Problem description: Quote, verbatim, all material below, without pictures.

— Begin —

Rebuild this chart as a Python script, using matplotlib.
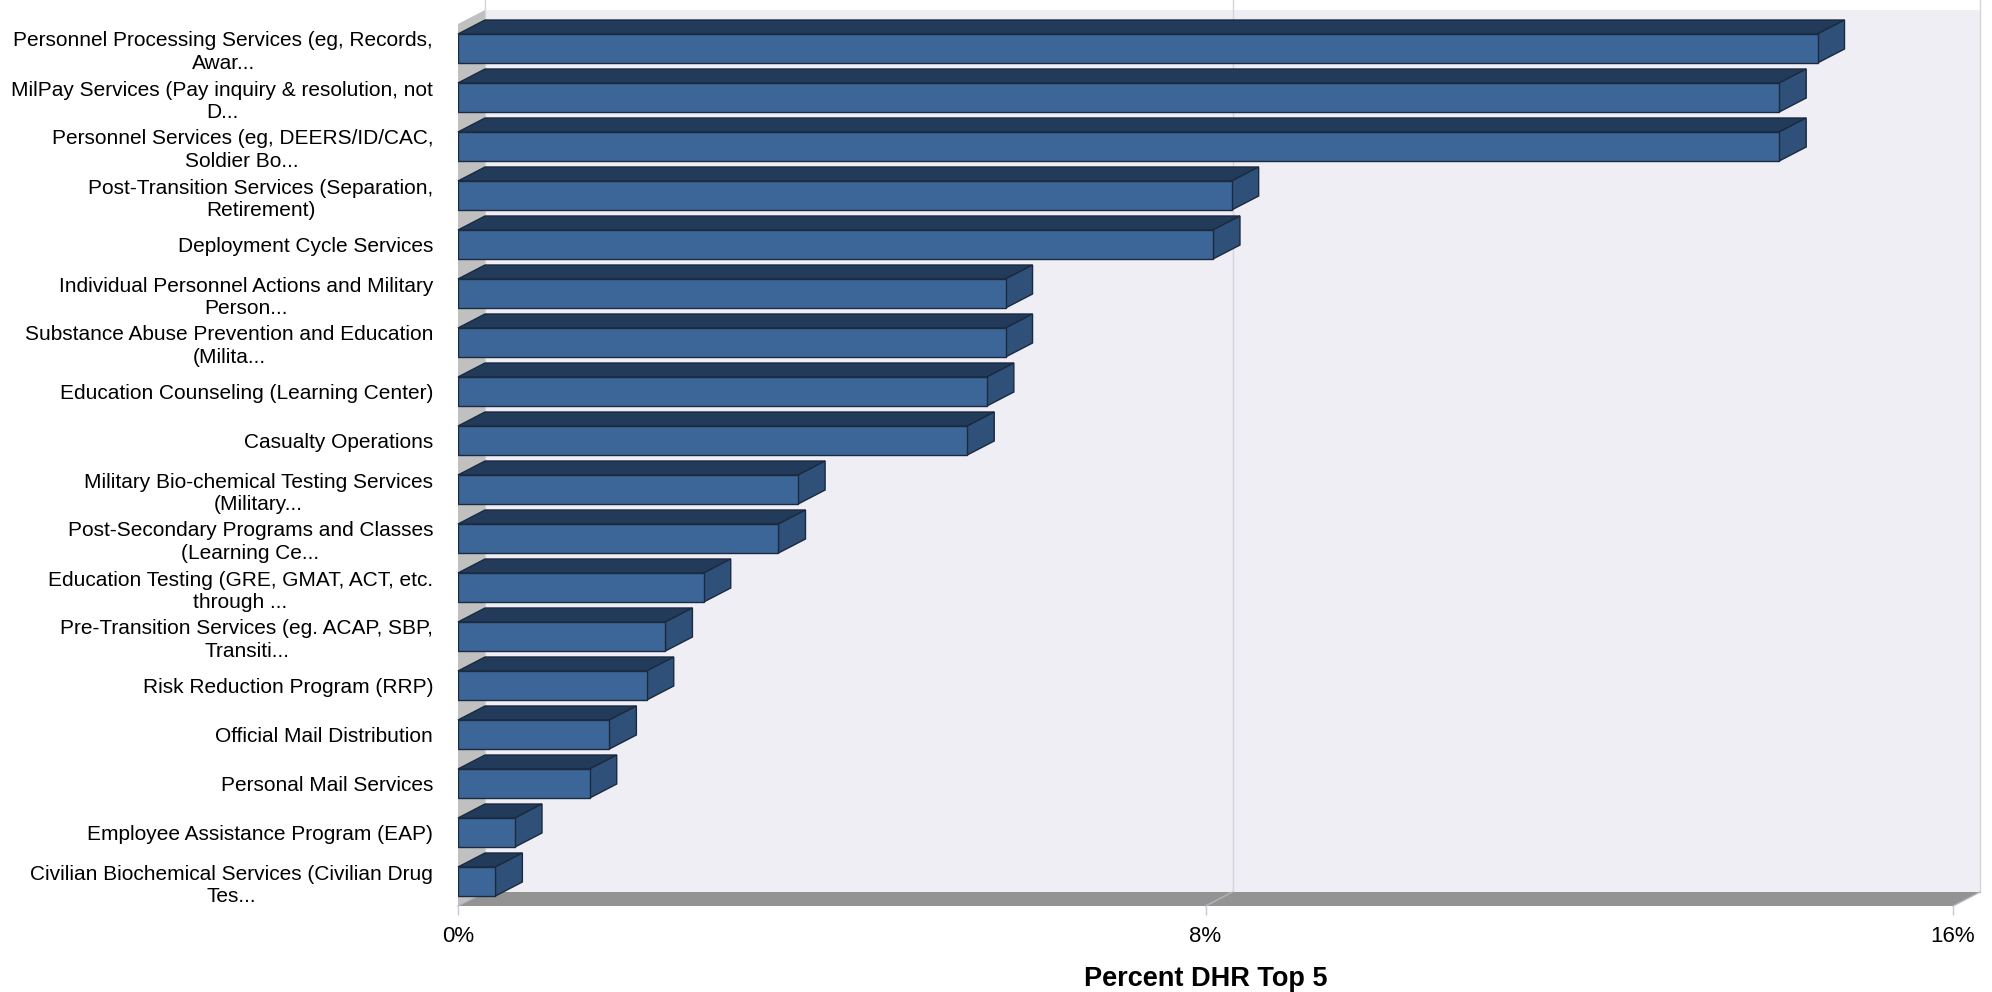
import matplotlib
matplotlib.use("Agg")
import matplotlib.pyplot as plt
from matplotlib.patches import Polygon

plt.rcParams['font.family'] = ['Liberation Sans', 'DejaVu Sans']

categories = [
    "Personnel Processing Services (eg, Records,\nAwar...",
    "MilPay Services (Pay inquiry & resolution, not\nD...",
    "Personnel Services (eg, DEERS/ID/CAC,\nSoldier Bo...",
    "Post-Transition Services (Separation,\nRetirement)",
    "Deployment Cycle Services",
    "Individual Personnel Actions and Military\nPerson...",
    "Substance Abuse Prevention and Education\n(Milita...",
    "Education Counseling (Learning Center)",
    "Casualty Operations",
    "Military Bio-chemical Testing Services\n(Military...",
    "Post-Secondary Programs and Classes\n(Learning Ce...",
    "Education Testing (GRE, GMAT, ACT, etc.\nthrough ...",
    "Pre-Transition Services (eg. ACAP, SBP,\nTransiti...",
    "Risk Reduction Program (RRP)",
    "Official Mail Distribution",
    "Personal Mail Services",
    "Employee Assistance Program (EAP)",
    "Civilian Biochemical Services (Civilian Drug\nTes...",
]
percents = [14.55, 14.14, 14.14, 8.28, 8.08, 5.86, 5.86, 5.66, 5.45,
            3.64, 3.43, 2.63, 2.22, 2.02, 1.62, 1.41, 0.61, 0.40]
xticks = [0, 8, 16]
xtick_labels = ["0%", "8%", "16%"]

W, H = 1992, 992
fig = plt.figure(figsize=(W / 100, H / 100), dpi=100)
ax = fig.add_axes([458 / W, 86 / H, 1495 / W, 882 / H])
n = len(categories)
xmax = 16
ax.set_xlim(0, xmax)
ax.set_ylim(n - 0.5, -0.5)

# depth of the fake 3d effect, in data units
dx = 27 * xmax / 1495
dy = 14 * n / 882
ybot = n - 0.5
ytop = -0.5
yfig_top = ytop - 24 * n / 882

# back wall, left wall, floor
ax.add_patch(Polygon([(dx, ybot - dy), (xmax + dx, ybot - dy),
                      (xmax + dx, ytop - dy), (dx, ytop - dy)],
                     closed=True, fc='#efeef4', ec='none', clip_on=False, zorder=0))
ax.add_patch(Polygon([(0, ybot), (dx, ybot - dy), (dx, ytop - dy), (0, ytop)],
                     closed=True, fc='#c0c0c0', ec='none', clip_on=False, zorder=0.2))
for t in xticks:
    ax.plot([t + dx, t + dx], [ybot - dy, yfig_top], color='#d4d4de', lw=1,
            clip_on=False, zorder=0.5)
ax.add_patch(Polygon([(0, ybot), (xmax, ybot), (xmax + dx, ybot - dy), (dx, ybot - dy)],
                     closed=True, fc='#939393', ec='none', clip_on=False, zorder=1))
for t in xticks:
    ax.plot([t, t + dx], [ybot, ybot - dy], color='#b4b4bc', lw=1,
            clip_on=False, zorder=1.1)

# bars
h = 29 / 49
edge = '#1b2a3e'
ypos = list(range(n))
ax.barh(ypos, percents, height=h, color='#3b6697', edgecolor=edge, lw=1, zorder=3)
for i, v in zip(ypos, percents):
    y0 = i - h / 2
    y1 = i + h / 2
    ax.add_patch(Polygon([(0, y0), (v, y0), (v + dx, y0 - dy), (dx, y0 - dy)],
                         closed=True, fc='#223b5b', ec=edge, lw=1, zorder=2.5,
                         clip_on=False))
    ax.add_patch(Polygon([(v, y0), (v, y1), (v + dx, y1 - dy), (v + dx, y0 - dy)],
                         closed=True, fc='#2f5079', ec=edge, lw=1, zorder=2.5,
                         clip_on=False))

for s in ax.spines.values():
    s.set_visible(False)
ax.set_facecolor('none')

ax.set_yticks(ypos)
ax.set_yticklabels(categories, fontsize=15, multialignment='center',
                   linespacing=1.25)
ax.tick_params(axis='y', length=0, pad=18)
ax.set_xticks(xticks)
ax.set_xticklabels(xtick_labels, fontsize=16)
ax.tick_params(axis='x', length=6.5, width=1, color='#c8c8d8', pad=8)
ax.set_xlabel('Percent DHR Top 5', fontsize=19.5, fontweight='bold', labelpad=13.5)

fig.savefig('out.png', dpi=100, facecolor='white')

— End —

Output for this exercise:
Rebuild this chart as a Python script, using matplotlib.
import matplotlib
matplotlib.use("Agg")
import matplotlib.pyplot as plt
from matplotlib.patches import Polygon

plt.rcParams['font.family'] = ['Liberation Sans', 'DejaVu Sans']

categories = [
    "Personnel Processing Services (eg, Records,\nAwar...",
    "MilPay Services (Pay inquiry & resolution, not\nD...",
    "Personnel Services (eg, DEERS/ID/CAC,\nSoldier Bo...",
    "Post-Transition Services (Separation,\nRetirement)",
    "Deployment Cycle Services",
    "Individual Personnel Actions and Military\nPerson...",
    "Substance Abuse Prevention and Education\n(Milita...",
    "Education Counseling (Learning Center)",
    "Casualty Operations",
    "Military Bio-chemical Testing Services\n(Military...",
    "Post-Secondary Programs and Classes\n(Learning Ce...",
    "Education Testing (GRE, GMAT, ACT, etc.\nthrough ...",
    "Pre-Transition Services (eg. ACAP, SBP,\nTransiti...",
    "Risk Reduction Program (RRP)",
    "Official Mail Distribution",
    "Personal Mail Services",
    "Employee Assistance Program (EAP)",
    "Civilian Biochemical Services (Civilian Drug\nTes...",
]
percents = [14.55, 14.14, 14.14, 8.28, 8.08, 5.86, 5.86, 5.66, 5.45,
            3.64, 3.43, 2.63, 2.22, 2.02, 1.62, 1.41, 0.61, 0.40]
xticks = [0, 8, 16]
xtick_labels = ["0%", "8%", "16%"]

W, H = 1992, 992
fig = plt.figure(figsize=(W / 100, H / 100), dpi=100)
ax = fig.add_axes([458 / W, 86 / H, 1495 / W, 882 / H])
n = len(categories)
xmax = 16
ax.set_xlim(0, xmax)
ax.set_ylim(n - 0.5, -0.5)

# depth of the fake 3d effect, in data units
dx = 27 * xmax / 1495
dy = 14 * n / 882
ybot = n - 0.5
ytop = -0.5
yfig_top = ytop - 24 * n / 882

# back wall, left wall, floor
ax.add_patch(Polygon([(dx, ybot - dy), (xmax + dx, ybot - dy),
                      (xmax + dx, ytop - dy), (dx, ytop - dy)],
                     closed=True, fc='#efeef4', ec='none', clip_on=False, zorder=0))
ax.add_patch(Polygon([(0, ybot), (dx, ybot - dy), (dx, ytop - dy), (0, ytop)],
                     closed=True, fc='#c0c0c0', ec='none', clip_on=False, zorder=0.2))
for t in xticks:
    ax.plot([t + dx, t + dx], [ybot - dy, yfig_top], color='#d4d4de', lw=1,
            clip_on=False, zorder=0.5)
ax.add_patch(Polygon([(0, ybot), (xmax, ybot), (xmax + dx, ybot - dy), (dx, ybot - dy)],
                     closed=True, fc='#939393', ec='none', clip_on=False, zorder=1))
for t in xticks:
    ax.plot([t, t + dx], [ybot, ybot - dy], color='#b4b4bc', lw=1,
            clip_on=False, zorder=1.1)

# bars
h = 29 / 49
edge = '#1b2a3e'
ypos = list(range(n))
ax.barh(ypos, percents, height=h, color='#3b6697', edgecolor=edge, lw=1, zorder=3)
for i, v in zip(ypos, percents):
    y0 = i - h / 2
    y1 = i + h / 2
    ax.add_patch(Polygon([(0, y0), (v, y0), (v + dx, y0 - dy), (dx, y0 - dy)],
                         closed=True, fc='#223b5b', ec=edge, lw=1, zorder=2.5,
                         clip_on=False))
    ax.add_patch(Polygon([(v, y0), (v, y1), (v + dx, y1 - dy), (v + dx, y0 - dy)],
                         closed=True, fc='#2f5079', ec=edge, lw=1, zorder=2.5,
                         clip_on=False))

for s in ax.spines.values():
    s.set_visible(False)
ax.set_facecolor('none')

ax.set_yticks(ypos)
ax.set_yticklabels(categories, fontsize=15, multialignment='center',
                   linespacing=1.25)
ax.tick_params(axis='y', length=0, pad=18)
ax.set_xticks(xticks)
ax.set_xticklabels(xtick_labels, fontsize=16)
ax.tick_params(axis='x', length=6.5, width=1, color='#c8c8d8', pad=8)
ax.set_xlabel('Percent DHR Top 5', fontsize=19.5, fontweight='bold', labelpad=13.5)

fig.savefig('out.png', dpi=100, facecolor='white')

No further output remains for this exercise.